I am just happy today. The Book of Luke is very uplifting. I think I needed a shot of good feeling because I’m so hard on myself and to fortify myself to meet my goals.
My prayer is the same – that I heed the call of God to follow in His steps and not forge my own path through slop. Although I haven’t been able to share my goals with Will, I feel that he is on board too, and that unites us and strengthens us forever.
Jesus loves me this I know, for He hast now told me so. In my heart He lives and breathes, taking care of every need.
Note From June 2012
Staying in abusive marriages is not what God wants for his children. For crying out loud, He exiled Lucifer from His presence for trying to take over heaven! And isn’t our body supposed to be God’s temple? His heaven?
Even so, I prayed for our marriage to work, deluding myself in thinking God himself wanted me to stay in a marriage that left me unhappy and weakened most days. God wants us strong and joyful so we can follow His path for us. Staying in abusive marriages does not promote God’s goal (more on God and divorce at hurtbylove.com). Nevertheless, He stayed beside me, nudging me to see the light although my future was dark.

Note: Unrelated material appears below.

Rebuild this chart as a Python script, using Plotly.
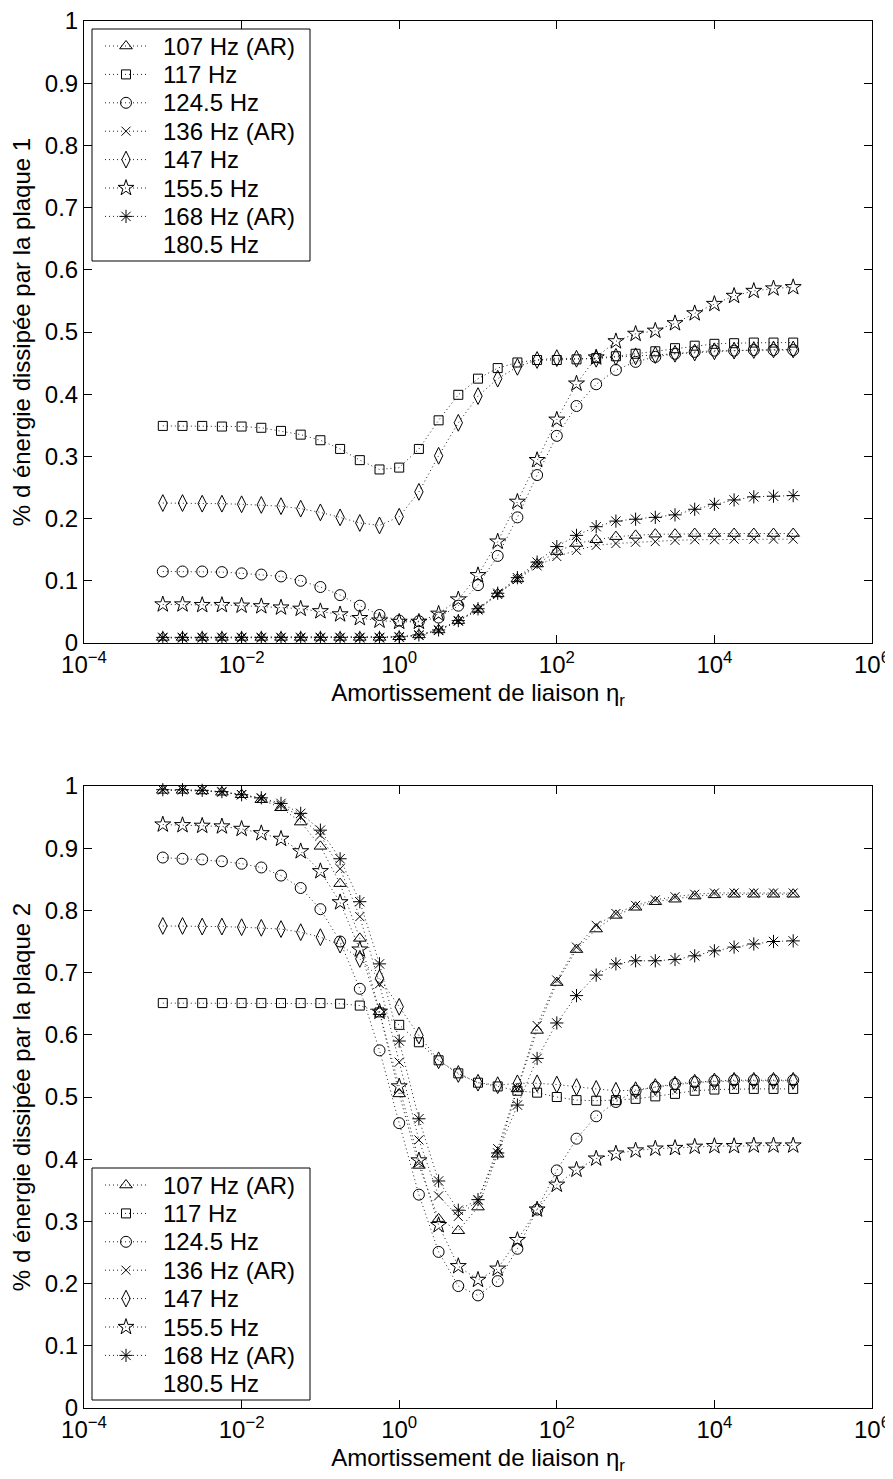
import plotly.graph_objects as go

# Damping values (log-spaced, 4 per decade)
eta = [1e-3, 1.7783e-3, 3.1623e-3, 5.6234e-3, 1e-2, 1.7783e-2, 3.1623e-2, 5.6234e-2,
       1e-1, 0.17783, 0.31623, 0.56234, 1.0, 1.7783, 3.1623, 5.6234,
       10.0, 17.783, 31.623, 56.234, 100.0, 177.83, 316.23, 562.34,
       1e3, 1778.3, 3162.3, 5623.4, 1e4, 17783.0, 31623.0, 56234.0, 1e5]

labels = ["107 Hz (AR)", "117 Hz", "124.5 Hz", "136 Hz (AR)", "147 Hz",
          "155.5 Hz", "168 Hz (AR)", "180.5 Hz"]

# Plaque 1
p1_107 = [0.009, 0.009, 0.009, 0.009, 0.009, 0.009, 0.009, 0.009, 0.009, 0.009, 0.009, 0.009,
          0.010, 0.013, 0.021, 0.036, 0.054, 0.079, 0.103, 0.127, 0.147, 0.160, 0.166, 0.171,
          0.173, 0.175, 0.175, 0.176, 0.176, 0.176, 0.176, 0.176, 0.176]
p1_117 = [0.349, 0.349, 0.349, 0.348, 0.348, 0.346, 0.341, 0.335, 0.326, 0.312, 0.294, 0.279,
          0.282, 0.312, 0.358, 0.399, 0.425, 0.442, 0.451, 0.455, 0.455, 0.456, 0.458, 0.461,
          0.465, 0.469, 0.474, 0.478, 0.481, 0.482, 0.483, 0.483, 0.483]
p1_1245 = [0.115, 0.115, 0.115, 0.114, 0.112, 0.110, 0.107, 0.100, 0.090, 0.077, 0.060, 0.045,
           0.036, 0.035, 0.041, 0.060, 0.093, 0.140, 0.202, 0.270, 0.333, 0.381, 0.416, 0.439,
           0.452, 0.460, 0.465, 0.468, 0.470, 0.470, 0.471, 0.471, 0.471]
p1_136 = [0.008, 0.008, 0.008, 0.008, 0.008, 0.008, 0.008, 0.008, 0.008, 0.008, 0.008, 0.008,
          0.009, 0.012, 0.020, 0.035, 0.053, 0.078, 0.102, 0.124, 0.139, 0.149, 0.157, 0.160,
          0.162, 0.163, 0.165, 0.166, 0.166, 0.167, 0.167, 0.167, 0.167]
p1_147 = [0.225, 0.225, 0.224, 0.224, 0.223, 0.222, 0.220, 0.216, 0.210, 0.202, 0.193, 0.189,
          0.203, 0.243, 0.301, 0.354, 0.397, 0.425, 0.444, 0.455, 0.458, 0.457, 0.457, 0.460,
          0.461, 0.463, 0.465, 0.467, 0.469, 0.470, 0.471, 0.472, 0.472]
p1_1555 = [0.062, 0.062, 0.061, 0.061, 0.060, 0.059, 0.057, 0.055, 0.051, 0.046, 0.040, 0.036,
           0.034, 0.034, 0.047, 0.070, 0.109, 0.163, 0.227, 0.294, 0.359, 0.417, 0.459, 0.485,
           0.497, 0.502, 0.514, 0.530, 0.545, 0.558, 0.566, 0.570, 0.572]
p1_168 = [0.009, 0.009, 0.009, 0.009, 0.009, 0.009, 0.009, 0.009, 0.009, 0.009, 0.009, 0.009,
          0.010, 0.013, 0.021, 0.036, 0.055, 0.080, 0.105, 0.130, 0.155, 0.173, 0.187, 0.196,
          0.199, 0.202, 0.206, 0.215, 0.223, 0.230, 0.235, 0.236, 0.237]

# Plaque 2
p2_107 = [0.993, 0.993, 0.992, 0.990, 0.986, 0.978, 0.965, 0.942, 0.903, 0.843, 0.755, 0.637,
          0.505, 0.390, 0.304, 0.285, 0.323, 0.408, 0.513, 0.607, 0.684, 0.737, 0.770, 0.792,
          0.805, 0.814, 0.818, 0.823, 0.825, 0.826, 0.826, 0.826, 0.826]
p2_117 = [0.651, 0.651, 0.651, 0.651, 0.651, 0.651, 0.651, 0.651, 0.651, 0.650, 0.647, 0.636,
          0.616, 0.588, 0.559, 0.538, 0.523, 0.517, 0.510, 0.507, 0.500, 0.495, 0.494, 0.495,
          0.497, 0.501, 0.505, 0.510, 0.512, 0.513, 0.513, 0.513, 0.513]
p2_1245 = [0.885, 0.883, 0.882, 0.879, 0.875, 0.869, 0.856, 0.836, 0.802, 0.750, 0.674, 0.575,
           0.458, 0.343, 0.251, 0.196, 0.181, 0.204, 0.256, 0.319, 0.382, 0.433, 0.469, 0.492,
           0.510, 0.516, 0.521, 0.524, 0.526, 0.527, 0.527, 0.527, 0.527]
p2_136 = [0.994, 0.994, 0.993, 0.990, 0.986, 0.980, 0.969, 0.950, 0.921, 0.867, 0.790, 0.682,
          0.556, 0.431, 0.341, 0.308, 0.334, 0.417, 0.515, 0.615, 0.688, 0.741, 0.776, 0.795,
          0.808, 0.817, 0.822, 0.826, 0.828, 0.828, 0.828, 0.828, 0.828]
p2_147 = [0.775, 0.775, 0.774, 0.774, 0.773, 0.772, 0.770, 0.765, 0.757, 0.745, 0.722, 0.691,
          0.645, 0.599, 0.559, 0.537, 0.523, 0.519, 0.522, 0.522, 0.520, 0.516, 0.513, 0.510,
          0.511, 0.516, 0.520, 0.523, 0.525, 0.526, 0.526, 0.526, 0.526]
p2_1555 = [0.938, 0.937, 0.936, 0.935, 0.931, 0.924, 0.915, 0.895, 0.863, 0.813, 0.737, 0.637,
           0.517, 0.398, 0.294, 0.228, 0.206, 0.224, 0.270, 0.319, 0.359, 0.383, 0.401, 0.409,
           0.414, 0.417, 0.418, 0.420, 0.421, 0.421, 0.422, 0.422, 0.422]
p2_168 = [0.994, 0.994, 0.993, 0.991, 0.986, 0.981, 0.972, 0.956, 0.929, 0.883, 0.814, 0.714,
          0.590, 0.465, 0.365, 0.318, 0.335, 0.410, 0.487, 0.562, 0.619, 0.663, 0.696, 0.714,
          0.719, 0.719, 0.721, 0.727, 0.735, 0.741, 0.746, 0.750, 0.751]

plaque1 = [p1_107, p1_117, p1_1245, p1_136, p1_147, p1_1555, p1_168]
plaque2 = [p2_107, p2_117, p2_1245, p2_136, p2_147, p2_1555, p2_168]

symbols = ["triangle-up-open", "square-open", "circle-open", "x-thin-open",
           "diamond-tall-open", "star-open", "asterisk-open"]
sizes = [11, 9, 11, 9, 12, 12, 11]

FONT = "Liberation Sans, Arial, Helvetica, sans-serif"
FS = 24

# ---- page geometry (page pixels; the page body has an 8px margin) ----
OFF = 8
W, H = 893 - OFF, 1479 - OFF
PL, PR = 84, 872               # plot left/right (page px)
top_px = (21, 643)             # top plot: top/bottom (page px)
bot_px = (786, 1408)           # bottom plot: top/bottom (page px)
ML = PL - OFF
MR = W - (PR - OFF)
MT = top_px[0] - OFF
MB = H - (bot_px[1] - OFF)
PH = H - MT - MB


def dom(px):
    return [((bot_px[1]) - px[1]) / PH, ((bot_px[1]) - px[0]) / PH]


LINE = dict(color="#222222", width=1, dash="1px,3px")

fig = go.Figure()

for xa, ya, data in [("x", "y", plaque1), ("x2", "y2", plaque2)]:
    for j, vals in enumerate(data):
        fig.add_trace(go.Scatter(
            x=eta, y=vals, xaxis=xa, yaxis=ya, name=labels[j], showlegend=False,
            mode="lines+markers", cliponaxis=False, line=LINE,
            marker=dict(symbol=symbols[j], size=sizes[j], color="black",
                        line=dict(color="black", width=1)),
        ))

# ---- hand-built legends (MATLAB style) on pixel-unit overlay axes ----
annotations = []
for xa, ya, box_top in [("x3", "y3", 29), ("x4", "y4", 1168)]:
    box_bot = box_top + 232
    fig.add_trace(go.Scatter(
        x=[92, 310, 310, 92, 92], y=[box_top, box_top, box_bot, box_bot, box_top],
        xaxis=xa, yaxis=ya, mode="lines", fill="toself", fillcolor="white",
        line=dict(color="black", width=1), showlegend=False, hoverinfo="skip"))
    for i, lab in enumerate(labels):
        yc = box_top + 17 + 28.4 * i
        if i < 7:
            fig.add_trace(go.Scatter(
                x=[105, 147], y=[yc, yc], xaxis=xa, yaxis=ya, mode="lines",
                line=LINE, showlegend=False, hoverinfo="skip"))
            fig.add_trace(go.Scatter(
                x=[126], y=[yc], xaxis=xa, yaxis=ya, mode="markers",
                marker=dict(symbol=symbols[i], size=sizes[i], color="black",
                            line=dict(color="black", width=1)),
                showlegend=False, hoverinfo="skip"))
        annotations.append(dict(
            x=161, y=yc, xref=xa, yref=ya, text=lab, showarrow=False,
            xanchor="left", yanchor="middle",
            font=dict(size=FS, family=FONT, color="black")))

tickvals = [1e-4, 1e-2, 1, 1e2, 1e4, 1e6]
ticktext = ["10<sup>−4</sup>", "10<sup>−2</sup>", "10<sup>0</sup>",
            "10<sup>2</sup>", "10<sup>4</sup>", "10<sup>6</sup>"]

xcommon = dict(type="log", range=[-4, 6], tickvals=tickvals, ticktext=ticktext,
               showline=True, linecolor="black", linewidth=1, mirror="ticks",
               ticks="inside", ticklen=8, tickcolor="black", showgrid=False,
               zeroline=False, automargin=False, ticklabeloverflow="allow",
               tickfont=dict(size=FS, family=FONT, color="black"),
               title=dict(text="Amortissement de liaison η<sub>r</sub>",
                          font=dict(size=FS, family=FONT, color="black"), standoff=7))
ycommon = dict(range=[0, 1], tickvals=[0, 0.1, 0.2, 0.3, 0.4, 0.5, 0.6, 0.7, 0.8, 0.9, 1],
               ticktext=["0", "0.1", "0.2", "0.3", "0.4", "0.5", "0.6", "0.7", "0.8", "0.9", "1"],
               showline=True, linecolor="black", linewidth=1, mirror="ticks",
               ticks="inside", ticklen=8, tickcolor="black", showgrid=False,
               zeroline=False, automargin=False, ticklabeloverflow="allow",
               tickfont=dict(size=FS, family=FONT, color="black"))
hidden = dict(visible=False, showgrid=False, zeroline=False, fixedrange=True)

fig.update_layout(
    width=W, height=H,
    margin=dict(l=ML, r=MR, t=MT, b=MB),
    paper_bgcolor="white", plot_bgcolor="white",
    font=dict(family=FONT, size=FS, color="black"),
    showlegend=False,
    xaxis=dict(domain=[0, 1], anchor="y", **xcommon),
    yaxis=dict(domain=dom(top_px), anchor="x",
               title=dict(text="% d énergie dissipée par la plaque 1",
                          font=dict(size=FS, family=FONT, color="black"), standoff=7),
               **ycommon),
    xaxis2=dict(domain=[0, 1], anchor="y2", **xcommon),
    yaxis2=dict(domain=dom(bot_px), anchor="x2",
                title=dict(text="% d énergie dissipée par la plaque 2",
                           font=dict(size=FS, family=FONT, color="black"), standoff=7),
                **ycommon),
    xaxis3=dict(overlaying="x", range=[PL, PR], anchor="y3", **hidden),
    yaxis3=dict(overlaying="y", range=[top_px[1], top_px[0]], anchor="x3", **hidden),
    xaxis4=dict(overlaying="x2", range=[PL, PR], anchor="y4", **hidden),
    yaxis4=dict(overlaying="y2", range=[bot_px[1], bot_px[0]], anchor="x4", **hidden),
    annotations=annotations,
)

fig.write_html("out.html")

It’s great that I was in a good mood this day, but my delusion that Will and I are on the “same path” is something I made up to make myself feel better. His crazy making and emotionally abusive behaviors left me alone to reach my own conclusions about what he felt. Being optimistic by nature, I made the mistake of re-assigning my feelings to Will.
Will kept me in the dark about his feelings so he could use my ignorance against me. You get hurt staying in abusive marriages.